* _Problem_: Leaving out every picture, retype the lines below from the top through the one that contains "from matplotlib.legend_handler import".

* _Data provided_:
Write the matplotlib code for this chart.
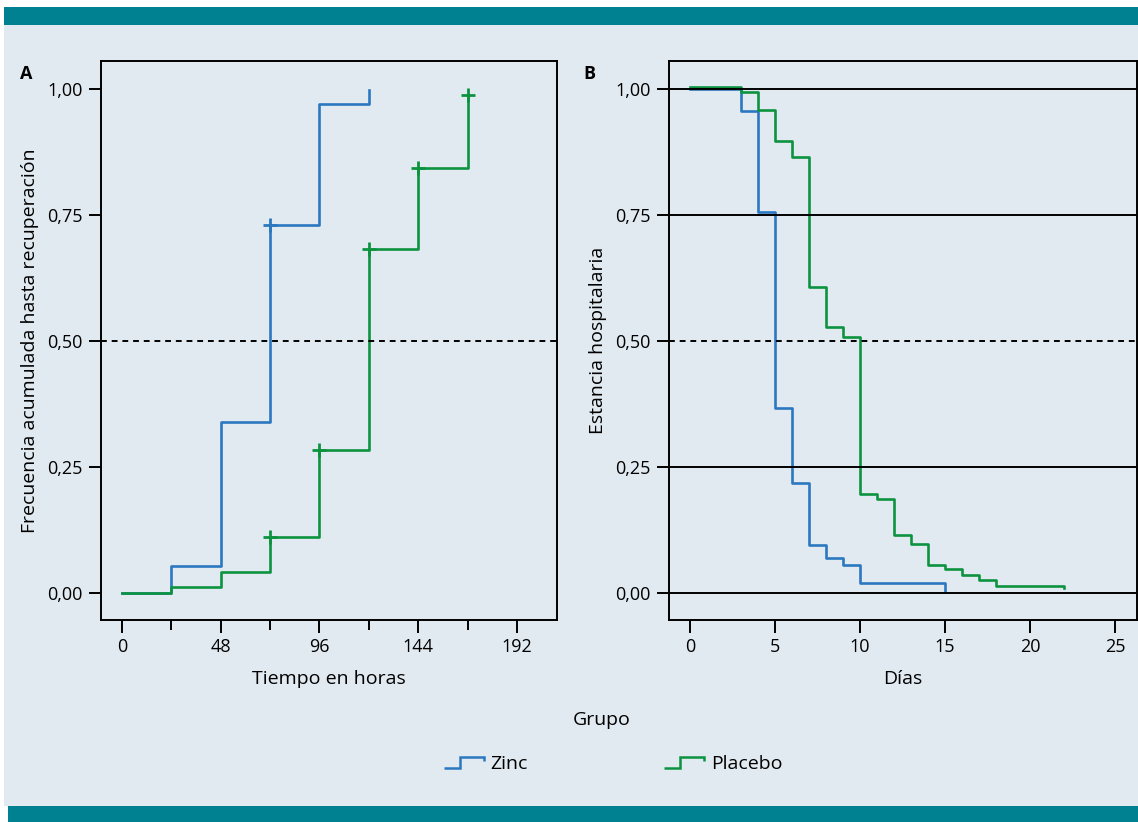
import matplotlib
matplotlib.use("Agg")
import matplotlib.pyplot as plt
from matplotlib.lines import Line2D
from matplotlib.patches import Rectangle
from matplotlib.legend_handler import HandlerBase

plt.rcParams['font.family'] = ['Open Sans', 'DejaVu Sans']
plt.rcParams['font.size'] = 13

# ---------------- data ----------------
# Panel A: cumulative frequency until recovery (hours)
hours_zinc = [0, 24, 48, 72, 96, 120]
freq_zinc = [0.0, 0.053, 0.340, 0.730, 0.971, 0.999]
hours_placebo = [0, 24, 48, 72, 96, 120, 144, 168]
freq_placebo = [0.0, 0.012, 0.041, 0.112, 0.284, 0.683, 0.844, 0.989]
censor_hours_zinc = [72]
censor_freq_zinc = [0.730]
censor_hours_placebo = [72, 96, 120, 144, 168]
censor_freq_placebo = [0.112, 0.284, 0.683, 0.844, 0.989]

# Panel B: hospital stay (days)
days_zinc = [0, 3, 4, 5, 6, 7, 8, 9, 10, 15]
stay_zinc = [1.0, 0.956, 0.756, 0.367, 0.218, 0.095, 0.069, 0.055, 0.019, 0.004]
days_placebo = [0, 3, 4, 5, 6, 7, 8, 9, 10, 11, 12, 13, 14, 15, 16, 17, 18, 22]
stay_placebo = [1.005, 0.995, 0.958, 0.897, 0.866, 0.607, 0.527, 0.507, 0.197,
                0.187, 0.115, 0.097, 0.055, 0.047, 0.036, 0.025, 0.0145, 0.009]

yticks = [0.0, 0.25, 0.5, 0.75, 1.0]
ytick_labels = ["0,00", "0,25", "0,50", "0,75", "1,00"]
xticks_a = [0, 48, 96, 144, 192]
xticks_a_minor = [24, 72, 120, 168]
xticks_b = [0, 5, 10, 15, 20, 25]
groups = ["Zinc", "Placebo"]

BLUE = "#2b78c0"
GREEN = "#0c933f"
BG = "#e2eaf1"
TEAL = "#008192"
LABEL_FS = 14
TICK_FS = 13

W, H = 1138, 822
fig = plt.figure(figsize=(W / 100, H / 100), dpi=100)
fig.patch.set_facecolor("white")

# background panel and teal bands
fig.add_artist(Rectangle((4 / W, 16 / H), 1 - 4 / W, (806 - 25) / H,
                         transform=fig.transFigure, facecolor=BG, edgecolor="none", zorder=-10))
fig.add_artist(Rectangle((4 / W, 1 - 25 / H), 1 - 4 / W, 18 / H,
                         transform=fig.transFigure, facecolor=TEAL, edgecolor="none", zorder=-10))
fig.add_artist(Rectangle((8 / W, 0), 1 - 8 / W, 16 / H,
                         transform=fig.transFigure, facecolor=TEAL, edgecolor="none", zorder=-10))


def px_axes(left, top, right, bottom):
    return fig.add_axes([left / W, 1 - bottom / H, (right - left) / W, (bottom - top) / H])


lw = 1.9
axA = px_axes(101, 61, 557, 620)
axB = px_axes(669, 61, 1137, 620)

for ax in (axA, axB):
    ax.set_facecolor(BG)
    for s in ax.spines.values():
        s.set_linewidth(1.4)
        s.set_color("black")
    ax.set_ylim(-0.0536, 1.0556)
    ax.set_yticks(yticks)
    ax.set_yticklabels(ytick_labels)
    ax.tick_params(axis="both", which="major", length=9, width=1.4, color="black",
                   labelsize=TICK_FS, pad=4)
    ax.tick_params(axis="both", which="minor", length=7, width=1.4, color="black")

# ---- Panel A ----
axA.step(hours_zinc, freq_zinc, where="post", color=BLUE, lw=lw, zorder=3)
axA.step(hours_placebo, freq_placebo, where="post", color=GREEN, lw=lw, zorder=3)
axA.plot(censor_hours_zinc, censor_freq_zinc, ls="none", marker="+", ms=10, mew=2,
         color=BLUE, zorder=4)
axA.plot(censor_hours_placebo, censor_freq_placebo, ls="none", marker="+", ms=10, mew=2,
         color=GREEN, zorder=4)
axA.axhline(0.5, color="black", lw=1.4, ls=(0, (3, 2.5)), zorder=5)
axA.set_xlim(-10.2, 211.5)
axA.set_xticks(xticks_a)
axA.set_xticks(xticks_a_minor, minor=True)
axA.set_xticklabels([str(v) for v in xticks_a])
axA.set_xlabel("Tiempo en horas", fontsize=LABEL_FS, labelpad=10)
axA.set_ylabel("Frecuencia acumulada hasta recuperación", fontsize=LABEL_FS, labelpad=6)

# ---- Panel B ----
axB.step(days_zinc, stay_zinc, where="post", color=BLUE, lw=lw, zorder=3)
axB.step(days_placebo, stay_placebo, where="post", color=GREEN, lw=lw, zorder=3)
for yv in yticks:
    if yv == 0.5:
        axB.axhline(yv, color="black", lw=1.4, ls=(0, (3, 2.5)), zorder=5)
    else:
        axB.axhline(yv, color="black", lw=1.4, zorder=5)
axB.set_xlim(-1.24, 26.3)
axB.set_xticks(xticks_b)
axB.set_xticklabels([str(v) for v in xticks_b])
axB.set_xlabel("Días", fontsize=LABEL_FS, labelpad=10)
axB.set_ylabel("Estancia hospitalaria", fontsize=LABEL_FS, labelpad=6)

# panel letters
fig.text(20 / W, 1 - 79 / H, "A", fontsize=13, fontweight="bold", ha="left", va="baseline")
fig.text(583 / W, 1 - 79 / H, "B", fontsize=13, fontweight="bold", ha="left", va="baseline")


# ---- legend ----
class StepHandler(HandlerBase):
    def create_artists(self, legend, orig_handle, xdescent, ydescent, width, height,
                       fontsize, trans):
        x0 = -xdescent
        y0 = -ydescent
        lo = y0 + height * 0.05
        hi = y0 + height * 0.9
        xs = [x0, x0 + 0.4 * width, x0 + 0.4 * width, x0 + width, x0 + width]
        ys = [lo, lo, hi, hi, hi - (hi - lo) * 0.4]
        line = Line2D(xs, ys, color=orig_handle.get_color(), lw=1.8,
                      solid_joinstyle="miter", solid_capstyle="butt")
        line.set_transform(trans)
        return [line]


handles = [Line2D([], [], color=BLUE), Line2D([], [], color=GREEN)]
fig.text(602 / W, 1 - 720 / H, "Grupo", fontsize=LABEL_FS, ha="center", va="center")
leg = fig.legend(handles, groups, ncol=2, frameon=False, loc="center",
                 bbox_to_anchor=(613 / W, 1 - 764 / H), fontsize=LABEL_FS,
                 handler_map={Line2D: StepHandler()}, handlelength=2.05,
                 handletextpad=0.35, columnspacing=7.0)

fig.savefig("out.png", dpi=100, facecolor=fig.get_facecolor())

* _Complete output_:
Write the matplotlib code for this chart.
import matplotlib
matplotlib.use("Agg")
import matplotlib.pyplot as plt
from matplotlib.lines import Line2D
from matplotlib.patches import Rectangle
from matplotlib.legend_handler import HandlerBase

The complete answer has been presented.